Arriving from upstate New York, they were the first impression of our new southern home. Where, from a canopy above, birdsong greeted the weary travelers and broad branches sheltered an old brick house safely beneath.
A large hickory stands guard in the back, reminding us with intermittent showers of nuts upon the tin roof, that he’s still standing strong.
In the front, a large hollow Sycamore and 2 Sugar Maples line the drive.
We are well surrounded by their interlacing, graceful branches.
Safely at home, on the top of our little hill.
In early spring, we tap the Sugar Maples—the first step in a month-long process that yields the sweet amber syrup I remember from my grandfather’s farm in Vermont. Only several quarts, from just 3 trees scattered across the yard.
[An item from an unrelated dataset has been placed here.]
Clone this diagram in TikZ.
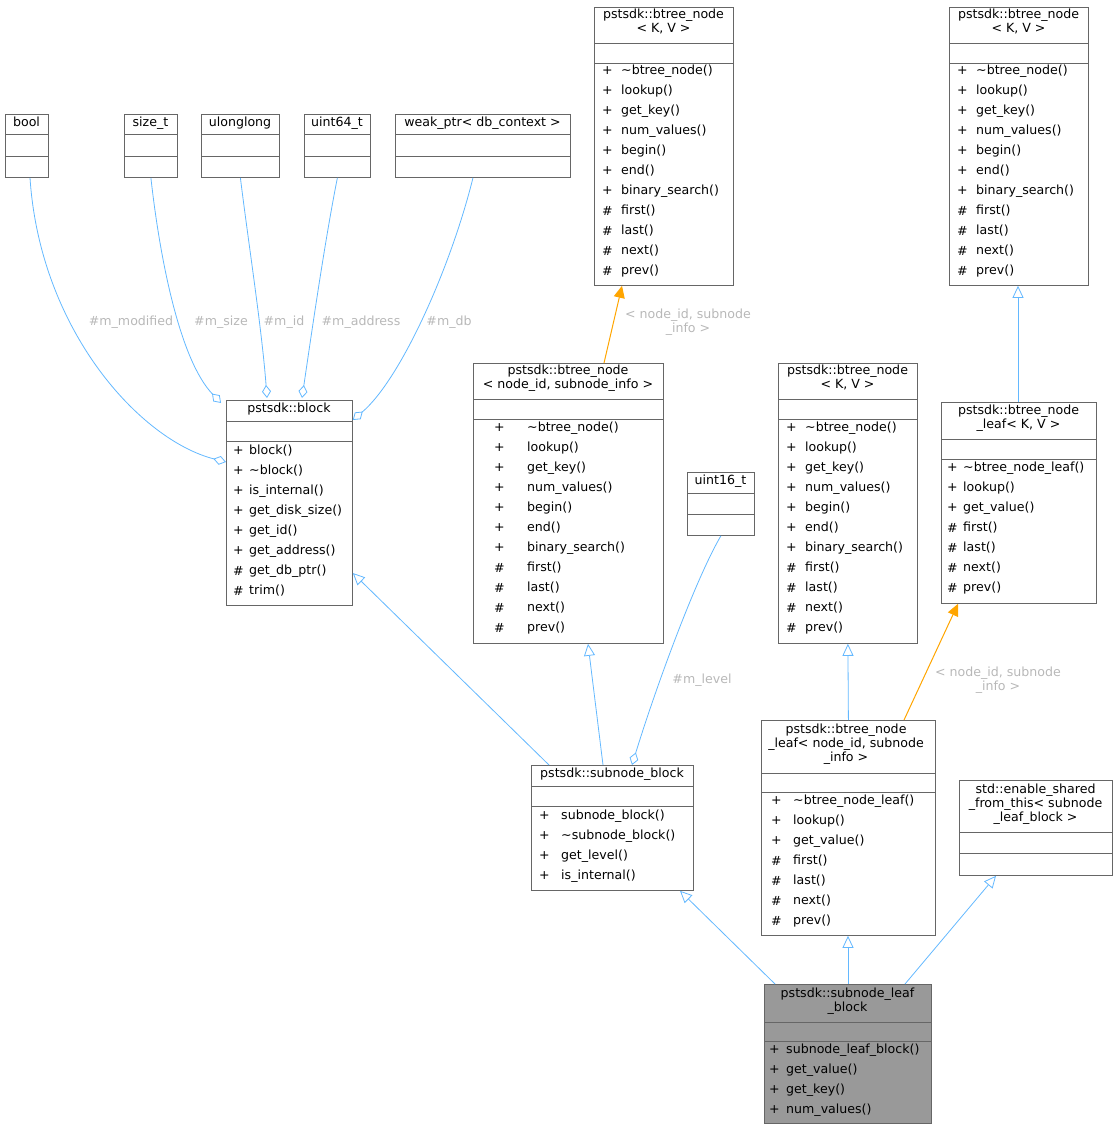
\documentclass[tikz,border=0pt]{standalone}
\usepackage{fontspec}
\setmainfont{DejaVu Sans}
\usetikzlibrary{arrows.meta}
\definecolor{edge}{HTML}{63B8FF}
\definecolor{lbl}{HTML}{B8B8B8}
\definecolor{org}{HTML}{FFA500}
\newcounter{tn}
\newcommand\tl{\textasciitilde}
\begin{document}
\begin{tikzpicture}[x=1pt,y=-1pt,
  box/.style={draw=black!60,line width=0.8pt,inner sep=0,anchor=north west},
  txt/.style={inner sep=0,anchor=west,font=\fontsize{12.6}{14}\selectfont},
  ctxt/.style={inner sep=0,font=\fontsize{12.6}{14}\selectfont,align=center},
  elbl/.style={inner sep=0,font=\fontsize{12.6}{14}\selectfont,text=lbl,align=center},
  own/.style={draw=edge,line width=0.8pt,{Diamond[open,length=13pt,width=9pt,fill=white]}-},
  inh/.style={draw=edge,line width=0.8pt,{Triangle[open,length=12pt,width=11pt,fill=white]}-},
  tmpl/.style={draw=org,line width=1pt,{Triangle[length=12pt,width=11pt]}-}]
\useasboundingbox (0,0) rectangle (1118,1129);
\newcommand\cbox[8]{%
  \node[box,fill=#8,minimum width={(#4-#2)*1pt},minimum height={(#5-#3)*1pt}] (#1) at (#2,#3) {};
  \draw[black!60,line width=0.8pt] (#2,#6) -- (#4,#6) (#2,#7) -- (#4,#7);}
\newcommand\mem[4]{%
  \foreach \s/\n [count=\i] in {#4}{%
    \stepcounter{tn}%
    \node[txt] (s\arabic{tn}) at (#1,{#3+20*(\i-1)}) {\s};
    \node[txt] (n\arabic{tn}) at (#2,{#3+20*(\i-1)}) {\n};}}
\newcommand\ttl[3]{\stepcounter{tn}\node[ctxt,anchor=north] (c\arabic{tn}) at (#1,#2) {#3};}

\cbox{bool}{5}{114}{48}{177}{134}{156}{white}
\ttl{26.5}{117}{bool}
\cbox{sizet}{124}{114}{177}{177}{134}{156}{white}
\ttl{150.5}{117}{size\_t}
\cbox{ull}{201}{114}{279}{177}{134}{156}{white}
\ttl{240}{117}{ulonglong}
\cbox{u64}{304}{114}{370}{177}{134}{156}{white}
\ttl{337}{117}{uint64\_t}
\cbox{weak}{395}{114}{570}{177}{134}{156}{white}
\ttl{482.5}{117}{weak\_ptr< db\_context >}

\cbox{btA}{594}{7}{733}{285}{43}{63}{white}
\ttl{663.5}{9}{pstsdk::btree\_node\\< K, V >}
\mem{602}{621}{71}{+/\tl btree\_node(),+/lookup(),+/get\_key(),+/num\_values(),+/begin(),+/end(),+/binary\_search(),\#/first(),\#/last(),\#/next(),\#/prev()}
\cbox{btB}{949}{7}{1088}{285}{43}{63}{white}
\ttl{1018.5}{9}{pstsdk::btree\_node\\< K, V >}
\mem{957}{976}{71}{+/\tl btree\_node(),+/lookup(),+/get\_key(),+/num\_values(),+/begin(),+/end(),+/binary\_search(),\#/first(),\#/last(),\#/next(),\#/prev()}

\cbox{block}{226}{400}{352}{605}{421}{441}{white}
\ttl{289}{403}{pstsdk::block}
\mem{233}{249}{451}{+/block(),+/\tl block(),+/is\_internal(),+/get\_disk\_size(),+/get\_id(),+/get\_address(),\#/get\_db\_ptr(),\#/trim()}

\cbox{btN}{473}{363}{663}{643}{399}{419}{white}
\ttl{568}{365}{pstsdk::btree\_node\\< node\_id, subnode\_info >}
\mem{494}{527}{428}{+/\tl btree\_node(),+/lookup(),+/get\_key(),+/num\_values(),+/begin(),+/end(),+/binary\_search(),\#/first(),\#/last(),\#/next(),\#/prev()}

\cbox{u16}{687}{472}{754}{535}{493}{514}{white}
\ttl{720.5}{475}{uint16\_t}

\cbox{btC}{778}{363}{917}{643}{399}{419}{white}
\ttl{847.5}{365}{pstsdk::btree\_node\\< K, V >}
\mem{786}{805}{428}{+/\tl btree\_node(),+/lookup(),+/get\_key(),+/num\_values(),+/begin(),+/end(),+/binary\_search(),\#/first(),\#/last(),\#/next(),\#/prev()}

\cbox{leafKV}{941}{402}{1096}{603}{439}{459}{white}
\ttl{1018.5}{405}{pstsdk::btree\_node\\\_leaf< K, V >}
\mem{947}{963}{468}{+/\tl btree\_node\_leaf(),+/lookup(),+/get\_value(),\#/first(),\#/last(),\#/next(),\#/prev()}

\cbox{sub}{531}{765}{693}{890}{786}{806}{white}
\ttl{612}{768}{pstsdk::subnode\_block}
\mem{539}{561}{816}{+/subnode\_block(),+/\tl subnode\_block(),+/get\_level(),+/is\_internal()}

\cbox{leafN}{761}{720}{935}{935}{773}{792}{white}
\ttl{846}{724}{pstsdk::btree\_node\\\_leaf< node\_id, subnode\\\_info >}
\mem{771}{793}{801}{+/\tl btree\_node\_leaf(),+/lookup(),+/get\_value(),\#/first(),\#/last(),\#/next(),\#/prev()}

\cbox{esf}{959}{780}{1112}{875}{832}{853}{white}
\ttl{1035.5}{784}{std::enable\_shared\\\_from\_this< subnode\\\_leaf\_block >}

\cbox{slb}{764}{984}{931}{1123}{1022}{1041}{black!40}
\ttl{847.5}{988}{pstsdk::subnode\_leaf\\\_block}
\mem{769}{786}{1050}{+/subnode\_leaf\_block(),+/get\_value(),+/get\_key(),+/num\_values()}

% ownership edges
\draw[own] (block.west |- 0,462) .. controls (140,440) and (40,330) .. (bool.south -| 30,0);
\draw[own] (block.north west) ++(-5,3) .. controls (180,360) and (160,260) .. (sizet.south);
\draw[own] (267,398) .. controls (262,330) and (248,240) .. (ull.south);
\draw[own] (302,398) .. controls (312,330) and (325,240) .. (u64.south);
\draw[own] (block.east |- 0,420) .. controls (400,380) and (450,270) .. (weak.south -| 473,0);
\draw[own] (sub.north -| 632,0) .. controls (655,690) and (695,580) .. (u16.south);
% inheritance
\draw[inh] (block.east |- 0,573) -- (sub.north -| 549,0);
\draw[inh] (btN.south -| 588,0) -- (sub.north -| 603,0);
\draw[inh] (btC.south) -- (leafN.south |- leafN.north);
\draw[inh] (btB.south -| 1018,0) -- (leafKV.north -| 1018,0);
\draw[inh] (sub.south -| 680,0) -- (slb.north -| 775,0);
\draw[inh] (leafN.south -| 848,0) -- (slb.north -| 848,0);
\draw[inh] (esf.south -| 996,0) -- (slb.north -| 905,0);
% template
\draw[tmpl] (btA.south -| 622,0) -- (btN.north -| 604,0);
\draw[tmpl] (leafKV.south -| 958,0) -- (leafN.north -| 904,0);
% labels
\node[elbl] (l1) at (131,322) {\#m\_modified};
\node[elbl] (l2) at (221,322) {\#m\_size};
\node[elbl] (l3) at (284,322) {\#m\_id};
\node[elbl] (l4) at (361,322) {\#m\_address};
\node[elbl] (l5) at (449,322) {\#m\_db};
\node[elbl] (l6) at (702,680) {\#m\_level};
\node[elbl] (l7) at (688,322) {< node\_id, subnode\\\_info >};
\node[elbl] (l8) at (998,680) {< node\_id, subnode\\\_info >};
\end{tikzpicture}
\end{document}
But, a sweetness like no other, that tastes of strength and purity—and home.
The largest of the three, Mother Maple, reaches out toward our porch.
Her twisted trunk bears the scars of large fallen limbs. And the many slender branches grown in their place are crooked, giving her a lop-sided profile.
She is the character of an old, proud tree.
Gnarled, and with bark covered by lichens.
Greeting visitors to the hill, in her place by the front walk.
Last year, a family of Summer Tanagers and this spring, Ruby-throated Hummingbirds.
On narrow leafy branches, with a gentle slope--such a welcome place to make a home.
I wonder if she will be with us much longer.
Or if there will be a gap in this landscape.
The hot, dry summer is hard on a more northern girl.